-- start Given data --

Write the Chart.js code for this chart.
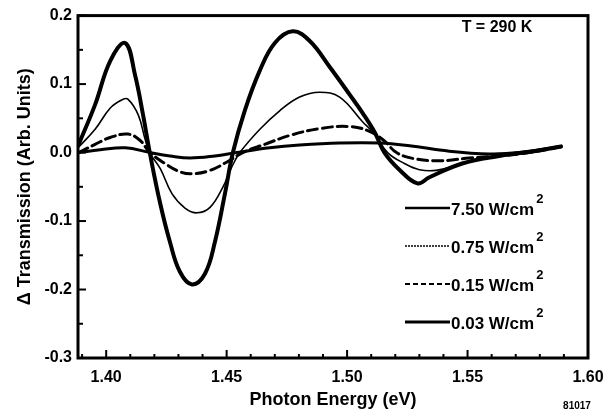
<!DOCTYPE html>
<html>
<head>
<meta charset="utf-8">
<script src="https://cdn.jsdelivr.net/npm/chart.js@4/dist/chart.umd.min.js"></script>
<style>
html,body{margin:0;padding:0;background:#fff;}
#wrap{width:616px;height:418px;position:relative;}
</style>
</head>
<body>
<div id="wrap"><canvas id="c" width="616" height="418"></canvas></div>
<script>
// ---- data ----
const seriesLabels = ['7.50 W/cm', '0.75 W/cm', '0.15 W/cm', '0.03 W/cm'];

const energy750 = [1.3886, 1.3954, 1.4017, 1.4079, 1.4120, 1.4153, 1.4182, 1.4224, 1.4265, 1.4306, 1.4356, 1.4410, 1.4451, 1.4493, 1.4526, 1.4576, 1.4638, 1.4700, 1.4774, 1.4845, 1.4928, 1.5010, 1.5064, 1.5114, 1.5155, 1.5217, 1.5292, 1.5342, 1.5478, 1.5631, 1.5776, 1.5888];
const trans750  = [0.012, 0.070, 0.134, 0.160, 0.113, 0.055, -0.002, -0.074, -0.131, -0.174, -0.1925, -0.177, -0.131, -0.060, 0.000, 0.062, 0.120, 0.160, 0.177, 0.163, 0.125, 0.085, 0.058, 0.030, 0.000, -0.025, -0.045, -0.036, -0.016, -0.005, 0.002, 0.009];

const energy075 = [1.3886, 1.3954, 1.4017, 1.4066, 1.4090, 1.4133, 1.4161, 1.4180, 1.4224, 1.4273, 1.4327, 1.4377, 1.4431, 1.4485, 1.4520, 1.4555, 1.4638, 1.4720, 1.4803, 1.4886, 1.4969, 1.5064, 1.5114, 1.5168, 1.5238, 1.5300, 1.5370, 1.5478, 1.5631, 1.5888];
const trans075  = [0.008, 0.034, 0.065, 0.077, 0.078, 0.055, 0.020, 0.000, -0.023, -0.060, -0.081, -0.088, -0.080, -0.050, -0.022, 0.000, 0.034, 0.061, 0.081, 0.088, 0.081, 0.045, 0.027, 0.000, -0.016, -0.025, -0.026, -0.016, -0.005, 0.009];

const energy015 = [1.3886, 1.3954, 1.4017, 1.4090, 1.4140, 1.4182, 1.4244, 1.4306, 1.4356, 1.4431, 1.4505, 1.4567, 1.4658, 1.4762, 1.4886, 1.5010, 1.5093, 1.5155, 1.5205, 1.5280, 1.5383, 1.5507, 1.5714, 1.5888];
const trans015  = [0.000, 0.012, 0.022, 0.027, 0.018, 0.000, -0.016, -0.028, -0.031, -0.026, -0.013, 0.000, 0.012, 0.025, 0.035, 0.038, 0.031, 0.017, 0.000, -0.009, -0.012, -0.008, -0.002, 0.008];

const energy003 = [1.3886, 1.3975, 1.4079, 1.4182, 1.4265, 1.4348, 1.4451, 1.4542, 1.4679, 1.4803, 1.4969, 1.5135, 1.5259, 1.5424, 1.5590, 1.5714, 1.5888];
const trans003  = [0.000, 0.004, 0.007, 0.000, -0.005, -0.008, -0.005, 0.000, 0.007, 0.011, 0.014, 0.014, 0.010, 0.002, -0.002, 0.000, 0.009];

const xTickValues = [1.40, 1.45, 1.50, 1.55, 1.60];
const yTickValues = [-0.3, -0.2, -0.1, 0.0, 0.1, 0.2];
const xAxisTitle = 'Photon Energy (eV)';
const yAxisTitle = '\u0394 Transmission (Arb. Units)';
const tempLabel = 'T = 290 K';
const figureId = '81017';

// ---- styles ----
const FONT = '"Liberation Sans", Arial, sans-serif';
const seriesStyles = [
  {width: 4,   dash: []},
  {width: 1.6, dash: []},
  {width: 3,   dash: [10, 5]},
  {width: 3,   dash: []}
];
const legendStyles = [
  {width: 2.5, dash: []},
  {width: 1.3, dash: [2, 1]},
  {width: 2,   dash: [5, 3]},
  {width: 3,   dash: []}
];

function pts(xs, ys) { return xs.map((e, i) => ({x: e, y: ys[i]})); }
const seriesData = [pts(energy750, trans750), pts(energy075, trans075), pts(energy015, trans015), pts(energy003, trans003)];

const decor = {
  id: 'decor',
  afterDatasetsDraw(chart) {
    const {ctx, chartArea: a, scales: {x, y}} = chart;
    ctx.save();
    ctx.strokeStyle = '#000';
    ctx.lineCap = 'butt';
    // inward tick marks
    ctx.lineWidth = 2;
    for (let k = -6; k <= 4; k++) {
      const v = k * 0.05;
      const py = y.getPixelForValue(v);
      const len = (k % 2 === 0) ? 8 : 5;
      ctx.beginPath(); ctx.moveTo(a.left, py); ctx.lineTo(a.left + len, py); ctx.stroke();
    }
    for (let k = 139; k <= 160; k++) {
      const v = k / 100;
      const px = x.getPixelForValue(v);
      if (px < a.left + 1 || px > a.right - 1) continue;
      const len = (k % 5 === 0) ? 8 : 4;
      ctx.beginPath(); ctx.moveTo(px, a.bottom); ctx.lineTo(px, a.bottom - len); ctx.stroke();
    }
    // frame
    ctx.lineWidth = 3;
    ctx.strokeRect(a.left, a.top, a.right - a.left, a.bottom - a.top);

    // temperature label
    ctx.fillStyle = '#000';
    ctx.font = 'bold 16px ' + FONT;
    ctx.textAlign = 'center';
    ctx.textBaseline = 'middle';
    ctx.fillText(tempLabel, 497, 28);

    // legend
    const rowY = [208, 246, 284, 322];
    seriesLabels.forEach((lab, i) => {
      const st = legendStyles[i];
      ctx.lineWidth = st.width;
      ctx.setLineDash(st.dash);
      ctx.beginPath(); ctx.moveTo(405, rowY[i]); ctx.lineTo(450, rowY[i]); ctx.stroke();
      ctx.setLineDash([]);
      ctx.font = 'bold 17px ' + FONT;
      ctx.textAlign = 'left';
      ctx.textBaseline = 'middle';
      ctx.fillText(lab, 451, rowY[i] + 2);
      const w = ctx.measureText(lab).width;
      ctx.font = 'bold 13px ' + FONT;
      ctx.fillText('2', 451 + w + 2, rowY[i] - 9);
    });

    // figure id
    ctx.font = 'bold 10px ' + FONT;
    ctx.textAlign = 'center';
    ctx.fillText(figureId, 577, 406);
    ctx.restore();
  }
};

new Chart(document.getElementById('c'), {
  type: 'line',
  data: {
    datasets: seriesData.map((d, i) => ({
      label: seriesLabels[i] + '\u00b2',
      data: d,
      borderColor: '#000',
      borderWidth: seriesStyles[i].width,
      borderDash: seriesStyles[i].dash,
      pointRadius: 0,
      fill: false,
      tension: 0.4,
      borderJoinStyle: 'round',
      borderCapStyle: 'round'
    }))
  },
  options: {
    responsive: false,
    animation: false,
    devicePixelRatio: 1,
    layout: {padding: {top: 8, right: 28, left: 0, bottom: 0}},
    plugins: {legend: {display: false}, tooltip: {enabled: false}},
    scales: {
      x: {
        type: 'linear',
        min: 1.3883,
        max: 1.60,
        afterBuildTicks: s => { s.ticks = xTickValues.map(v => ({value: v})); },
        afterFit: s => { s.height = 60; },
        grid: {display: false, drawTicks: false},
        border: {display: false},
        ticks: {
          color: '#000',
          font: {family: FONT, size: 16, weight: 'bold'},
          padding: 10,
          maxRotation: 0,
          callback: v => Number(v).toFixed(2)
        },
        title: {
          display: true,
          text: xAxisTitle,
          color: '#000',
          font: {family: FONT, size: 18, weight: 'bold'},
          padding: {top: 0, bottom: 7}
        }
      },
      y: {
        type: 'linear',
        min: -0.3,
        max: 0.2,
        afterBuildTicks: s => { s.ticks = yTickValues.map(v => ({value: v})); },
        afterFit: s => { s.width = 78; },
        grid: {display: false, drawTicks: false},
        border: {display: false},
        ticks: {
          color: '#000',
          font: {family: FONT, size: 16, weight: 'bold'},
          padding: 6,
          callback: v => Number(v).toFixed(1)
        },
        title: {
          display: true,
          text: yAxisTitle,
          color: '#000',
          font: {family: FONT, size: 18, weight: 'bold'},
          padding: {top: 14, bottom: 0}
        }
      }
    }
  },
  plugins: [decor]
});
</script>
</body>
</html>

-- end Given data --

:: Task statement ::
Every line from the top of the material above through the line with "const seriesLabels = ['7.50" should be duplicated exactly, please; leave out the pictures.

:: Output ::
Write the Chart.js code for this chart.
<!DOCTYPE html>
<html>
<head>
<meta charset="utf-8">
<script src="https://cdn.jsdelivr.net/npm/chart.js@4/dist/chart.umd.min.js"></script>
<style>
html,body{margin:0;padding:0;background:#fff;}
#wrap{width:616px;height:418px;position:relative;}
</style>
</head>
<body>
<div id="wrap"><canvas id="c" width="616" height="418"></canvas></div>
<script>
// ---- data ----
const seriesLabels = ['7.50 W/cm', '0.75 W/cm', '0.15 W/cm', '0.03 W/cm'];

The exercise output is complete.